Still in Saigon

Working my way through the Ladd-Lake catalogue (see here, and here). For some reason, SAIGON (1948), their last collaboration, was only findable on fuzzy ex-VHS, a shame, since you can still see evidence of Paramount’s soft, lambent house style, in the hands of DOUBLE INDEMNITY’s photographer, John Seitz.

Alan Ladd is Major Briggs (it’s tempting to imagine him settling down in Twin Peaks and putting on weight), hanging out in the far east after demob with the two surviving members of his wartime flight crew (Ladd played a lot of “post-war disillusion” roles, which I guess nobody was embarrassed about because he HAD served, even if he got invalided out with ulcers and a double hernia after a few months, poor guy). His youngest buddy, Douglas Dick (ROPE), has some kind of unconvincing war injury that’s going to alluvasudden kill him in a month or two. Rather than telling the kid, Ladd decides to “pack in a hundred years of living, with no rough spots, no bumps in the road” (the film’s best line, repeated a couple times). This requires dough, so he and his pals take on a suspiciously remunerative job flying an oily tycoon to Saigon.

The titan of industry misses his flight due to a shoot-out with local cops — I *knew* this guy was up to no good — but his secretary, Veronica Lake shows up. She and Ladd cordially hate each other on sight but young Dick falls for her. A few balls are now in the air — Ladd at first tries to protect Dick from Lake, who’s no good, in his view — then he blackmails Lake into being nice to Dick, because the kid’s stuck on her and this would give him a couple months happiness. But we know the creepy businessman’s going to turn up looking for the half mill he entrusted to Lake and which Ladd now has. And, once in Indochina, there’s a sinister-seeming local policeman (“Eurasian” Luther Adler, quite good fun) lurking around, determined to nab somebody, anybody, on a money-smuggling rap.
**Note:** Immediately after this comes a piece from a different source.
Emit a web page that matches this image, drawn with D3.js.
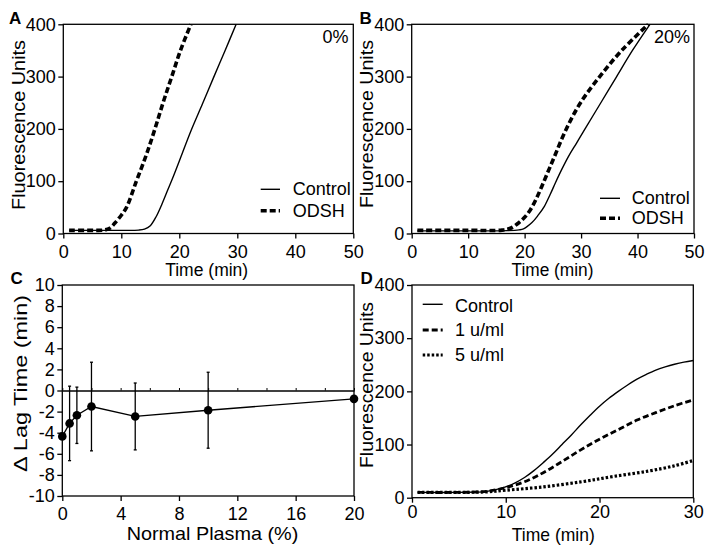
<!DOCTYPE html>
<html><head><meta charset="utf-8">
<script src="https://cdn.jsdelivr.net/npm/d3@7"></script>
<style>
body{margin:0;background:#fff}
text{font-family:"Liberation Sans",Arial,Helvetica,sans-serif;fill:#000}
</style>
</head><body>
<svg id="chart" width="714" height="555"></svg>
<script>
// ---------- DATA ----------
const fluorTicks = [0, 100, 200, 300, 400];
const time50Ticks = [0, 10, 20, 30, 40, 50];
const time30Ticks = [0, 10, 20, 30];
const plasmaTicks = [0, 4, 8, 12, 16, 20];
const lagTicks = [-10, -8, -6, -4, -2, 0, 2, 4, 6, 8, 10];

// Panel A (0% plasma): [time, fluorescence]
const aControl = [[1,6],[5,6],[10,6],[13,6.5],[14,8.5],[15,15],[16,32],[17,56],[18,83],[19,110],[20.5,153],[22,196],[24,248],[25.9,298],[27.9,350],[29.8,400]];
const aODSH = [[1,6],[5,6],[7,6.5],[8,10],[8.9,20],[10,35],[10.9,50],[12.6,100],[14.3,150],[15.8,200],[17.2,250],[18.7,300],[20.2,350],[22.0,400]];

// Panel B (20% plasma)
const bControl = [[1,5],[10,5],[17,5.5],[19,7],[19.8,9],[21.3,21],[22.4,35],[23.5,52],[24.5,74],[25.5,98],[26.6,123],[27.8,148],[29.2,173],[30.7,200],[33.5,250],[36.3,300],[39.1,350],[42.2,400]];
const bODSH = [[1,6],[10,6],[16,6.5],[17.5,10],[18.9,20],[20,31],[21,45],[22,65],[23,89],[24.1,117],[25.2,145],[27.3,198],[29.9,250],[33.3,300],[37.2,350],[41.9,400]];

// Panel C: normal plasma (%) vs delta lag time (min), with SD
const plasmaPct = [0, 0.5, 1, 2, 5, 10, 20];
const lagMean = [-4.35, -3.12, -2.35, -1.52, -2.46, -1.87, -0.79];
const lagErr = [0, 3.53, 2.67, 4.2, 3.17, 3.6, 0];

// Panel D
const dControl = [[0.6,10],[5,10],[8,12],[9.9,20],[11,28],[12,38],[13,51],[14,66],[15,82],[16,100],[17,118],[18,137],[19,155],[20,172],[21,187],[22,200],[23,212],[24,223],[25,232],[26,240],[27,246],[28,251],[29,255],[30,258]];
const d1u = [[0.6,10],[5,10],[8,12],[10,19],[12,30],[14,47],[16,68],[18,90],[20,110],[22,128],[24,146],[26,160],[28,173],[30,184]];
const d5u = [[0.6,10],[5,10],[8,11],[10,14],[13.8,20],[18.1,30],[21.5,40],[25.2,50],[28,60],[30,70]];

// ---------- DRAW ----------
const svg = d3.select("#chart");
const FS = 18;

function panel(o) {
  const g = svg.append("g");
  const x = d3.scaleLinear().domain(o.xd).range([o.l, o.r]);
  const y = d3.scaleLinear().domain(o.yd).range([o.b, o.t]);
  const xa = g.append("g").attr("transform", `translate(0,${o.b})`)
    .call(d3.axisBottom(x).tickValues(o.xt).tickSize(5).tickSizeOuter(0).tickPadding(o.xpad).tickFormat(d => String(d)));
  const ya = g.append("g").attr("transform", `translate(${o.l},0)`)
    .call(d3.axisLeft(y).tickValues(o.yt).tickSize(5).tickSizeOuter(0).tickPadding(2.5).tickFormat(d => String(d)));
  [xa, ya].forEach(a => {
    a.select(".domain").remove();
    a.selectAll("line").attr("stroke", "#000").attr("stroke-width", 1.3);
    a.selectAll("text").style("font-size", FS + "px").attr("fill", "#000");
  });
  g.append("rect").attr("x", o.l).attr("y", o.t).attr("width", o.r - o.l).attr("height", o.b - o.t)
    .attr("fill", "none").attr("stroke", "#000").attr("stroke-width", 1.3);
  const id = "clip" + o.name;
  svg.append("clipPath").attr("id", id).append("rect")
    .attr("x", o.l).attr("y", o.t - 1).attr("width", o.r - o.l).attr("height", o.b - o.t + 1);
  svg.append("text").attr("x", o.lx).attr("y", o.ly).text(o.name)
    .style("font-size", "17px").style("font-weight", "bold");
  svg.append("text").attr("transform", `translate(${o.ytx},${o.yty}) rotate(-90)`)
    .attr("text-anchor", "middle").style("font-size", "19px")
    .attr("textLength", o.ytl).attr("lengthAdjust", "spacingAndGlyphs").text(o.ytitle);
  svg.append("text").attr("x", o.xtx).attr("y", o.xty).attr("text-anchor", "middle")
    .style("font-size", o.xfs + "px").attr("textLength", o.xtl).attr("lengthAdjust", "spacingAndGlyphs").text(o.xtitle);
  return {g, x, y, clip: `url(#${id})`};
}

function curve(p, data, width, dash) {
  const line = d3.line().x(d => p.x(d[0])).y(d => p.y(d[1])).curve(d3.curveCatmullRom.alpha(0.5));
  p.g.append("path").datum(data).attr("d", line).attr("fill", "none")
    .attr("stroke", "#000").attr("stroke-width", width)
    .attr("stroke-dasharray", dash || null).attr("clip-path", p.clip);
}

function legendRow(x1, x2, ly, tx, ty, label, width, dash) {
  svg.append("line").attr("x1", x1).attr("x2", x2).attr("y1", ly).attr("y2", ly)
    .attr("stroke", "#000").attr("stroke-width", width).attr("stroke-dasharray", dash || null);
  svg.append("text").attr("x", tx).attr("y", ty).style("font-size", FS + "px").text(label);
}

const SOLID = 1.4, DASHW = 3.6, DASHA = "6,3";

// Panel A
const pA = panel({name:"A", l:63.3, r:353.3, t:24.3, b:233.5, xd:[0,50], yd:[0,400], xt:time50Ticks, yt:fluorTicks, xpad:6.5,
  lx:9, ly:23.5, ytx:25, yty:125, ytl:170, ytitle:"Fluorescence Units", xtx:206.7, xty:276, xtl:83, xfs:18, xtitle:"Time (min)"});
curve(pA, aControl, SOLID);
curve(pA, aODSH, DASHW, DASHA);
legendRow(260.7, 280, 189.3, 292.7, 194.5, "Control", SOLID);
legendRow(260.7, 280, 210.7, 292.7, 216.5, "ODSH", DASHW, DASHA);
svg.append("text").attr("x", 348.5).attr("y", 43.3).attr("text-anchor", "end").style("font-size", FS + "px").text("0%");

// Panel B
const pB = panel({name:"B", l:411.7, r:694, t:24.3, b:233.5, xd:[0,50], yd:[0,400], xt:time50Ticks, yt:fluorTicks, xpad:6.5,
  lx:359.5, ly:23.5, ytx:373, yty:124, ytl:168, ytitle:"Fluorescence Units", xtx:552.5, xty:276, xtl:82, xfs:18, xtitle:"Time (min)"});
curve(pB, bControl, SOLID);
curve(pB, bODSH, DASHW, DASHA);
legendRow(600, 620, 198.3, 631.7, 204, "Control", SOLID);
legendRow(600, 620, 218.3, 631.7, 224.3, "ODSH", DASHW, DASHA);
svg.append("text").attr("x", 690).attr("y", 43.3).attr("text-anchor", "end").style("font-size", FS + "px").text("20%");

// Panel C
const pC = panel({name:"C", l:62.3, r:354, t:285, b:496, xd:[0,20], yd:[-10,10], xt:plasmaTicks, yt:lagTicks, xpad:6,
  lx:10.5, ly:283.5, ytx:26.5, yty:383.5, ytl:177, ytitle:"\u0394 Lag Time (min)", xtx:212.5, xty:540, xtl:171.7, xfs:19, xtitle:"Normal Plasma (%)"});
const zeroAxis = pC.g.append("g").attr("transform", `translate(0,${pC.y(0)})`)
  .call(d3.axisTop(pC.x).tickValues(d3.range(0, 21, 2)).tickSize(2.5).tickSizeOuter(0).tickFormat(""));
zeroAxis.select(".domain").attr("stroke", "#000").attr("stroke-width", 1.3);
zeroAxis.selectAll("line").attr("stroke", "#000").attr("stroke-width", 1);
const cData = plasmaPct.map((v, i) => ({x: v, m: lagMean[i], e: lagErr[i]}));
const eb = pC.g.append("g");
cData.filter(d => d.e > 0).forEach(d => {
  eb.append("line").attr("x1", pC.x(d.x)).attr("x2", pC.x(d.x)).attr("y1", pC.y(d.m + d.e)).attr("y2", pC.y(d.m - d.e))
    .attr("stroke", "#000").attr("stroke-width", 1.3);
  [d.m + d.e, d.m - d.e].forEach(v => eb.append("line").attr("x1", pC.x(d.x) - 1.5).attr("x2", pC.x(d.x) + 1.5)
    .attr("y1", pC.y(v)).attr("y2", pC.y(v)).attr("stroke", "#000").attr("stroke-width", 1.3));
});
pC.g.append("path").datum(cData).attr("d", d3.line().x(d => pC.x(d.x)).y(d => pC.y(d.m)))
  .attr("fill", "none").attr("stroke", "#000").attr("stroke-width", 1.3);
pC.g.selectAll("circle.pt").data(cData).join("circle").attr("class", "pt")
  .attr("cx", d => pC.x(d.x)).attr("cy", d => pC.y(d.m)).attr("r", 4.3).attr("fill", "#000");

// Panel D
const pD = panel({name:"D", l:412, r:693.3, t:285, b:497.7, xd:[0,30], yd:[0,400], xt:time30Ticks, yt:fluorTicks, xpad:2.5,
  lx:360.5, ly:283.5, ytx:373, yty:385, ytl:166, ytitle:"Fluorescence Units", xtx:553.3, xty:540.5, xtl:83, xfs:19, xtitle:"Time (min)"});
curve(pD, dControl, SOLID);
curve(pD, d1u, 2.8, "6,3");
curve(pD, d5u, 3.2, "2.5,2");
legendRow(422.7, 442.7, 304.3, 455, 311.5, "Control", SOLID);
legendRow(422.7, 442.7, 330, 455, 336, "1 u/ml", 2.8, "6,3");
legendRow(422.7, 442.7, 355, 455, 360.5, "5 u/ml", 3.2, "2.5,2");
</script>
</body></html>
Some of what follows is predictable — we have, after all, been told that one character is doomed — and some pans out in a fairly uninspired way, which is a shame because the leads are so good together, underplaying their socks off. Lake’s thawing is very nicely played. Leslie Fenton directs — he was quite a good actor in the pre-codes — alas, the script doesn’t have enough zingers to put over its surprisingly downbeat conclusion. Deserves a release, though, a Ladd-Lake box-set would be a desirable item, except I suppose they’d have to put STAR SPANGLED RHYTHM on it.

SAIGON stars Jay Gatsby; The Girl (in the picture/with the peekaboo curl); Kenneth; Cotton Valletti; Rudi Janus/Adolf Hitler; Morris Gershwin; and Heinrich Himmler.

2 Responses to “Still in Saigon”

  1. chris schneider Says:

    I will hear nothing against the picture that includes “Hit the Road to Dreamland” and “I’m Doin’ It For Defense” — that is to say, STAR SPANGLED RHYTHM. Even if its number with Lake is one of its less inspired stretches. Walter Abel is quite good in it, too.

  2. I had heard bad things, and I don’t usually like these plot-free extravaganzas, but I’m curious and will be taking a look. Glad to hear there are highlights!